WHAT THE TASK REQUIRES ▸ Write out each line in which the string "chart" is present.

Saved entries ▸
>> Start
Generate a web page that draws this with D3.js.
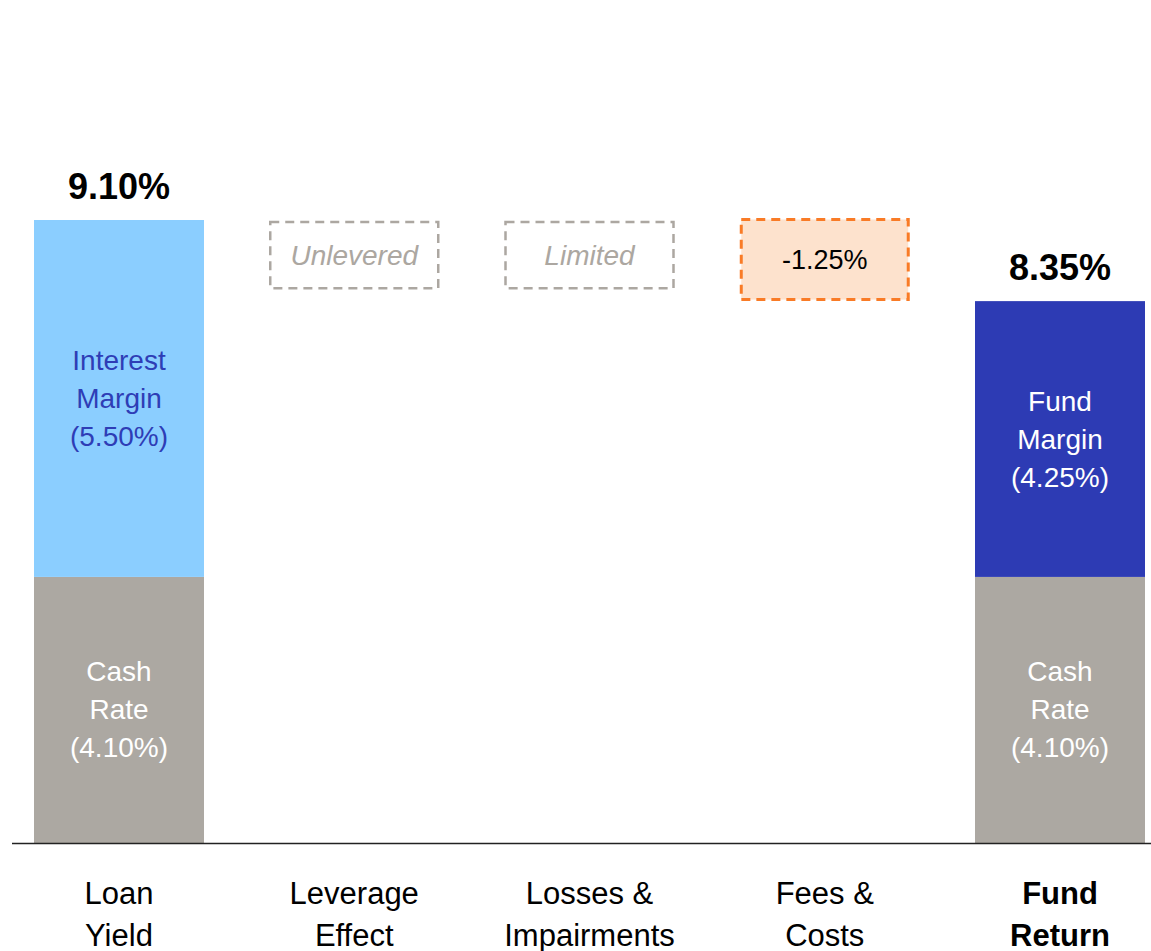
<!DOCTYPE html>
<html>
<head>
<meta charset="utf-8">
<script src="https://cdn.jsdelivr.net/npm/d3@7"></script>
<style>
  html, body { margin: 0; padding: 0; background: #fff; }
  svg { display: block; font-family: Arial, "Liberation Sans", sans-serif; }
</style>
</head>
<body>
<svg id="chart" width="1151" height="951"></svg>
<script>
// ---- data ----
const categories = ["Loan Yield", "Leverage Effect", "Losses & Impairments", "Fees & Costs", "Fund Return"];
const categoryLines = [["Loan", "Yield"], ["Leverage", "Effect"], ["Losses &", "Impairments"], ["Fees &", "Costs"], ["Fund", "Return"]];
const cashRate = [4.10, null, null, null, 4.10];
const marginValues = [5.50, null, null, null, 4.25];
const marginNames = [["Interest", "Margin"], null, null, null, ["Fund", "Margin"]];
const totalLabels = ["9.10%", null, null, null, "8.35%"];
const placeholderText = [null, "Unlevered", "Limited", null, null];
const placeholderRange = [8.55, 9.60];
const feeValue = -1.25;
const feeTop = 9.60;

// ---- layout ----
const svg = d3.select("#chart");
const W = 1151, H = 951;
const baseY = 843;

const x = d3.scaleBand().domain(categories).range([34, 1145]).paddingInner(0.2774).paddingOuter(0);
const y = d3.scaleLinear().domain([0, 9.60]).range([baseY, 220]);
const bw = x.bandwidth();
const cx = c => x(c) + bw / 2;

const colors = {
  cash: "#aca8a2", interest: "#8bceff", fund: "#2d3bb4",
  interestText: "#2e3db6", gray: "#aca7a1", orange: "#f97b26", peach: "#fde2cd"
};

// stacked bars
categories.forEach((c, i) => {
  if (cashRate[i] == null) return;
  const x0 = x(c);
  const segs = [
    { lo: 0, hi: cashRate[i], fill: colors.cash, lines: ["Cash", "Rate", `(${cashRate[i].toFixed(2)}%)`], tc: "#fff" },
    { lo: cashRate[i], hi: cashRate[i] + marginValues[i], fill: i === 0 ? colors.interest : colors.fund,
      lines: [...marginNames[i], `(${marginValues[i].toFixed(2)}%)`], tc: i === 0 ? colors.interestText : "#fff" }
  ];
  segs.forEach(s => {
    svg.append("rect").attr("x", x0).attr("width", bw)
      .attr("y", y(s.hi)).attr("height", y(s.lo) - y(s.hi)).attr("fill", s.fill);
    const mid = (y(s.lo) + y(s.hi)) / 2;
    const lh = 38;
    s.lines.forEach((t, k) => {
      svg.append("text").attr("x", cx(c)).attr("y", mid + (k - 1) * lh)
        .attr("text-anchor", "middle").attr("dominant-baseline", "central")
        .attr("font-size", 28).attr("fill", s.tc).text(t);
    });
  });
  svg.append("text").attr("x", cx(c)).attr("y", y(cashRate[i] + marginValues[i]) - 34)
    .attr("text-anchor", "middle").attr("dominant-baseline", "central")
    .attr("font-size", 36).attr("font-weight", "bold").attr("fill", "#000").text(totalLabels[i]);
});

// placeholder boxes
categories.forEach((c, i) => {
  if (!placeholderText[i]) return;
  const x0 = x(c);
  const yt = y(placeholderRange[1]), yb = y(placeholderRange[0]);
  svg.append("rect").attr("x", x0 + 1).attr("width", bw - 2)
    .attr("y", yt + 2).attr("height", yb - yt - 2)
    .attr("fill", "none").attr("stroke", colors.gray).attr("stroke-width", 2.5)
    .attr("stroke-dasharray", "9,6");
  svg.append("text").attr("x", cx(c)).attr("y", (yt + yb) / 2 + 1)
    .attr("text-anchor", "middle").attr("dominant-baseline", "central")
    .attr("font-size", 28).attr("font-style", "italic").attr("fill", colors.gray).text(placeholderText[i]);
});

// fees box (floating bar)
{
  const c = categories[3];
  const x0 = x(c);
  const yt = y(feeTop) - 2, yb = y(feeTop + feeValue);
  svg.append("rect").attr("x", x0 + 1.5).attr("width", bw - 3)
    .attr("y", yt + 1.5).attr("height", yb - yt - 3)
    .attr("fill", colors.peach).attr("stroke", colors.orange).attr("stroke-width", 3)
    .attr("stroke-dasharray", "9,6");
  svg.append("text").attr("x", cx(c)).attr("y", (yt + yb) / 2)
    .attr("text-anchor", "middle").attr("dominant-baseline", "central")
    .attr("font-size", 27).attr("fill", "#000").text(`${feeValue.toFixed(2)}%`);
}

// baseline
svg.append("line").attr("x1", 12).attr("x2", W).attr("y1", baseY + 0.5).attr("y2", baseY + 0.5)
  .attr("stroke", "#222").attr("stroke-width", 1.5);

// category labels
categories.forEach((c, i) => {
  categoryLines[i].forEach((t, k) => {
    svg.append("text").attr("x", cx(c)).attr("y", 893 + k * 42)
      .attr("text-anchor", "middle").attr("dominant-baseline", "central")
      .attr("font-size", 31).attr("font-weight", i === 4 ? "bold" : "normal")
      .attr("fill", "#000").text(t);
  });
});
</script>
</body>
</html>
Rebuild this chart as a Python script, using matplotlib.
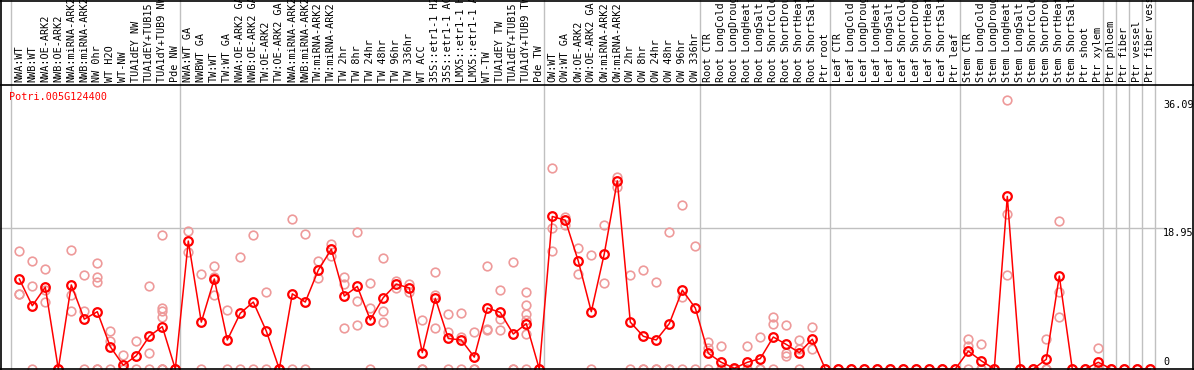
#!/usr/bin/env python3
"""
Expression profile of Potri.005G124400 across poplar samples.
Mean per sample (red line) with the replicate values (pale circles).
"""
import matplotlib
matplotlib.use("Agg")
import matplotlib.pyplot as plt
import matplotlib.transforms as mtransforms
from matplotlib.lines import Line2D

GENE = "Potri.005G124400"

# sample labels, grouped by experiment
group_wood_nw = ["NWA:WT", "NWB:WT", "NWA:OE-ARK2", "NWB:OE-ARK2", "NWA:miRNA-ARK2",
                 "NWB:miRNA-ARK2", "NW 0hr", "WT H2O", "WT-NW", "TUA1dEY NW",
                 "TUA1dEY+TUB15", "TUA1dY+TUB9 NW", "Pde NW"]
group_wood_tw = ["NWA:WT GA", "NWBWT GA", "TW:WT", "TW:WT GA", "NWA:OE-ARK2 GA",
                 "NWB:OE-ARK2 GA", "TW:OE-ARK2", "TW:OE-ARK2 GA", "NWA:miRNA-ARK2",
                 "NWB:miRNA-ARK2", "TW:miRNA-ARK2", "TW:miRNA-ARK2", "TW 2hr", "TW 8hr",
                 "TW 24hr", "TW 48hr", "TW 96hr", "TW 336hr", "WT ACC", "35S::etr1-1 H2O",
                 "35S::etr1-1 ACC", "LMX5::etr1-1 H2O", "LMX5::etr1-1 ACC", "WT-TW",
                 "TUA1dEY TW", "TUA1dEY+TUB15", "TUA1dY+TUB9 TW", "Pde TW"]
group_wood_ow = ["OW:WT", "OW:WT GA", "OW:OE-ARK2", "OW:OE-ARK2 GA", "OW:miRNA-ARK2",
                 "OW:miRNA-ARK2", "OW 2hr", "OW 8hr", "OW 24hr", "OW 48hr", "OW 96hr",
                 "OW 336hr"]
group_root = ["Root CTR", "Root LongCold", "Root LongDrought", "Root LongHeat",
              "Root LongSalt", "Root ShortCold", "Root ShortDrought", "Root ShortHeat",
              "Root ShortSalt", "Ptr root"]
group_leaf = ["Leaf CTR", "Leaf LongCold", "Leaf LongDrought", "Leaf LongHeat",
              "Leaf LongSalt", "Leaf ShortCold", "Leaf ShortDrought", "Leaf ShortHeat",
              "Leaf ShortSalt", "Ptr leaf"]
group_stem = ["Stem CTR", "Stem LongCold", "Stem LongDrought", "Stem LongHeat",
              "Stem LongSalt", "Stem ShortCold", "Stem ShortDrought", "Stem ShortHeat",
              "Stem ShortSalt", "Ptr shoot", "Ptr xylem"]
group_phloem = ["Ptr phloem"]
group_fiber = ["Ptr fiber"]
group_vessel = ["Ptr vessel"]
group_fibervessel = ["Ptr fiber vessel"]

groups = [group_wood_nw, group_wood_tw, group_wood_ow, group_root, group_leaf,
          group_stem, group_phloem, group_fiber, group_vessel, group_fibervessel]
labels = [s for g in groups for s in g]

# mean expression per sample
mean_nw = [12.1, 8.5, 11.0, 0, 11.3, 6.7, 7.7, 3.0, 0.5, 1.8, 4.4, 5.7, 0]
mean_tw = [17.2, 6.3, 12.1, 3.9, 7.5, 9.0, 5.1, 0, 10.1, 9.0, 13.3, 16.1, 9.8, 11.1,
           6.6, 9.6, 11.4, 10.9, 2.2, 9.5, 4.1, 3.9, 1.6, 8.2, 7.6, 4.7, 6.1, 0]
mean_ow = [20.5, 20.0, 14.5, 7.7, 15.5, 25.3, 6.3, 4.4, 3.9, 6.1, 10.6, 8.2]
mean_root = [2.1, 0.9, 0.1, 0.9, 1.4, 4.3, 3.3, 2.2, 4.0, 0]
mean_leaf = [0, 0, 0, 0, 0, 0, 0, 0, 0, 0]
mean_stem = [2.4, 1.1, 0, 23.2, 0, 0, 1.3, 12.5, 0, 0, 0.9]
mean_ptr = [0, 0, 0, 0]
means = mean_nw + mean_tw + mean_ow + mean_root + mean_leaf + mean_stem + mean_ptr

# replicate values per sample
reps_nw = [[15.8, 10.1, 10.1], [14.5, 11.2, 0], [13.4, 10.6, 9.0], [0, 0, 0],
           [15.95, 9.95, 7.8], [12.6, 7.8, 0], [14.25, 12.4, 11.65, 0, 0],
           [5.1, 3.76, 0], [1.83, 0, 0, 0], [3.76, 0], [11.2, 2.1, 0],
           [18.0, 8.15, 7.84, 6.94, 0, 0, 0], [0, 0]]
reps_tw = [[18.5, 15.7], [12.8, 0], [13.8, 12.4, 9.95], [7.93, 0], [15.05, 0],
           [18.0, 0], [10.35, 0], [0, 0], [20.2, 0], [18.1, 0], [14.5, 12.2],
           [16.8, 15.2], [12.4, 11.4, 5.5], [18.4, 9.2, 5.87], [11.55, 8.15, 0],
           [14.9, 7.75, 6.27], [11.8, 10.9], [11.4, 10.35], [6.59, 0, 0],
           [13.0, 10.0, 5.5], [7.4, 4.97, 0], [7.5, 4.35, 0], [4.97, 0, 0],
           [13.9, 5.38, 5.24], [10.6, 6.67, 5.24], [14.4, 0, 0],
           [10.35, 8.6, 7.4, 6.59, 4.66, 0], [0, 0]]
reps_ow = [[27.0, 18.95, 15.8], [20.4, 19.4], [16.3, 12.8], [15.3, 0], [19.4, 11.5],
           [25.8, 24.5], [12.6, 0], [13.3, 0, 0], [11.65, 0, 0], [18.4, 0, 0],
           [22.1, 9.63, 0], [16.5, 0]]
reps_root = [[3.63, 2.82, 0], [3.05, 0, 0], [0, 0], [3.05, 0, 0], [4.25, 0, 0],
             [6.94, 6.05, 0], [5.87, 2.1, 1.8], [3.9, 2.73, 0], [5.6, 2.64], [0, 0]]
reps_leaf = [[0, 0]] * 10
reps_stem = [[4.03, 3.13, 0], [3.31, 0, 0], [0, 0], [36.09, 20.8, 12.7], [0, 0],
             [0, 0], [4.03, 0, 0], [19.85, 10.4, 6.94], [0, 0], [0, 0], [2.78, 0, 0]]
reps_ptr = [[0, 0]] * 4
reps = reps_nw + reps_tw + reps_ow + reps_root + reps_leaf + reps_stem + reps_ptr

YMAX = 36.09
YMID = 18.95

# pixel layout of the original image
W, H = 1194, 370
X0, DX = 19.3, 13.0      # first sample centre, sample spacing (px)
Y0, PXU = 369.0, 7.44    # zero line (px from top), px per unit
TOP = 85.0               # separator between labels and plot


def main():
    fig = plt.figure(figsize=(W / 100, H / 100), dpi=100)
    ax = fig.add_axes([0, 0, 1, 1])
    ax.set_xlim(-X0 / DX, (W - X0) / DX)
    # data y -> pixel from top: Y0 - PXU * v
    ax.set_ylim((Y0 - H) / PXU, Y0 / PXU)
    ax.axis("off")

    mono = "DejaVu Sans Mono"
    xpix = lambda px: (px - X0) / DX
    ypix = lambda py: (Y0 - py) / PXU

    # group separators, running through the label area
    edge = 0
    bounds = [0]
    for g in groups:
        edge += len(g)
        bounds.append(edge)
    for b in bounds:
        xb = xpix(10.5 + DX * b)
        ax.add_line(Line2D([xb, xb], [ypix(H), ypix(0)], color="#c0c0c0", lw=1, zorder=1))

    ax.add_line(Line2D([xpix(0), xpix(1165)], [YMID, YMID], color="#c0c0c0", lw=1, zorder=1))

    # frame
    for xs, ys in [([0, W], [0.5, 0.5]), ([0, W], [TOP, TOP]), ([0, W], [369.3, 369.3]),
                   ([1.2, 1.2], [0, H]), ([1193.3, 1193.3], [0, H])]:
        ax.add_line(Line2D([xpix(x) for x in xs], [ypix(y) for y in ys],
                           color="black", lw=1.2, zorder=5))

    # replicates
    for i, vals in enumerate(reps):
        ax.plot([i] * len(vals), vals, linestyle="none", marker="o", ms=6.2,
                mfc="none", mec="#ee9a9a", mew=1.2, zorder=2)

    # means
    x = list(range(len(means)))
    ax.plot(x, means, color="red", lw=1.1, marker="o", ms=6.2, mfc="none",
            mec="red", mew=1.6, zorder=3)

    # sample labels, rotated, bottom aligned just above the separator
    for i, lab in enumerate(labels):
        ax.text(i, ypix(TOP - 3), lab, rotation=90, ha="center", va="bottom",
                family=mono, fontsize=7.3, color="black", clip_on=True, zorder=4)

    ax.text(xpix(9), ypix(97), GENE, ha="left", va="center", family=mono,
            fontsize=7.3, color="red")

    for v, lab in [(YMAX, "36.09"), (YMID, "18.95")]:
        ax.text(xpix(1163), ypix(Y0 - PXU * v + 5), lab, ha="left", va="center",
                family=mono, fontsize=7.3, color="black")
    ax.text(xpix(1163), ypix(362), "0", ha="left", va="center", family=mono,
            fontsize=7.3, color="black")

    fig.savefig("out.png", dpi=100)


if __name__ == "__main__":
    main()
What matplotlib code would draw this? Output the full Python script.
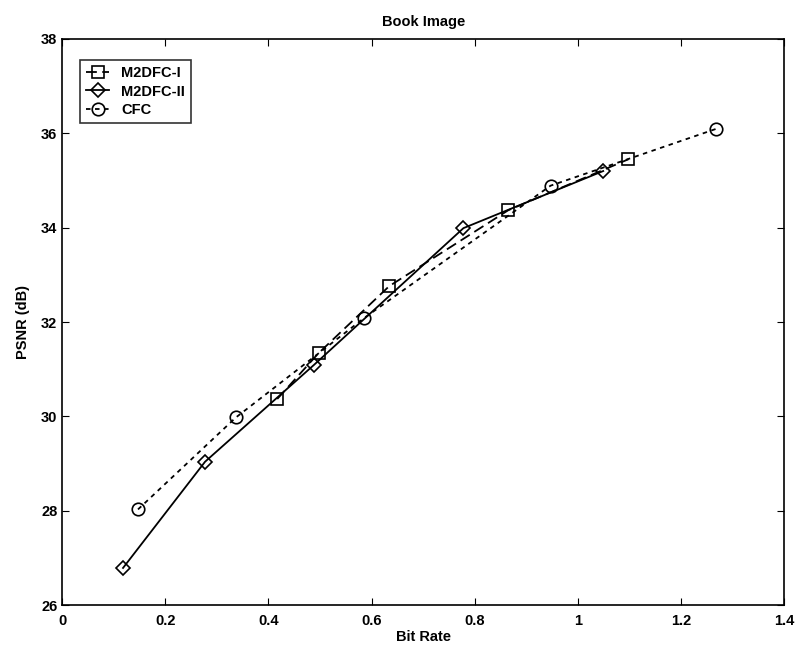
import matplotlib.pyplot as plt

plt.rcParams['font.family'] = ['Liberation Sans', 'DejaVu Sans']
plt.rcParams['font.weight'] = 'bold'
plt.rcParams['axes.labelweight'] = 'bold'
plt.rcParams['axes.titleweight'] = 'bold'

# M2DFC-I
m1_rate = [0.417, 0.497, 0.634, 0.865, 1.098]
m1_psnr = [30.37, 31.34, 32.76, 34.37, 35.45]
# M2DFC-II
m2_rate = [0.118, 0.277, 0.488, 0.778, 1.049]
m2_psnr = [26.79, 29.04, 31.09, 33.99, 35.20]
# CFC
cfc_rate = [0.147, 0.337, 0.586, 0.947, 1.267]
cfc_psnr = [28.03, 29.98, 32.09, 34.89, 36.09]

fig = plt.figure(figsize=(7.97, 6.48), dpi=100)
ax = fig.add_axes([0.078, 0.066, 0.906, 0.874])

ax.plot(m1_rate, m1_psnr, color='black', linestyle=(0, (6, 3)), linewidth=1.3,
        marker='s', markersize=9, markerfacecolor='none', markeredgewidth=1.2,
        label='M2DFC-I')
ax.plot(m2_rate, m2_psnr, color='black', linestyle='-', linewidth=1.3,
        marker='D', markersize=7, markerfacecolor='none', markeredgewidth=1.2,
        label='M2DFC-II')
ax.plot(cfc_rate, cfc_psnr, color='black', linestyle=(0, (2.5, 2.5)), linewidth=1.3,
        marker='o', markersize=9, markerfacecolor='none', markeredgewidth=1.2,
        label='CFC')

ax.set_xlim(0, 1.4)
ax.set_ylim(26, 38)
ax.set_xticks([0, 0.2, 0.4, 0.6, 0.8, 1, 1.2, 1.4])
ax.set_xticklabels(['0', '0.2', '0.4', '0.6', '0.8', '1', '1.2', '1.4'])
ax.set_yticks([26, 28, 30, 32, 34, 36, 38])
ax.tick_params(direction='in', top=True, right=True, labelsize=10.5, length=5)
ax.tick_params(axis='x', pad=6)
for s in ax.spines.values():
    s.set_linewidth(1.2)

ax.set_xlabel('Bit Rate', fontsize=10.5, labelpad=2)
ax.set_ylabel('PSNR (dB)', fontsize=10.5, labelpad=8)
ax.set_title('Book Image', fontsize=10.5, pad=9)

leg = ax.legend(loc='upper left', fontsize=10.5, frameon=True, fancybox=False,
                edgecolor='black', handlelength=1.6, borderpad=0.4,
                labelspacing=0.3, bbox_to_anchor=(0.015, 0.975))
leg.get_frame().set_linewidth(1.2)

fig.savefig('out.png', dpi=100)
>> End
REPLY TO THE EXERCISE ▸
<svg id="chart" width="1151" height="951"></svg>
const svg = d3.select("#chart");
Rebuild this chart as a Python script, using matplotlib.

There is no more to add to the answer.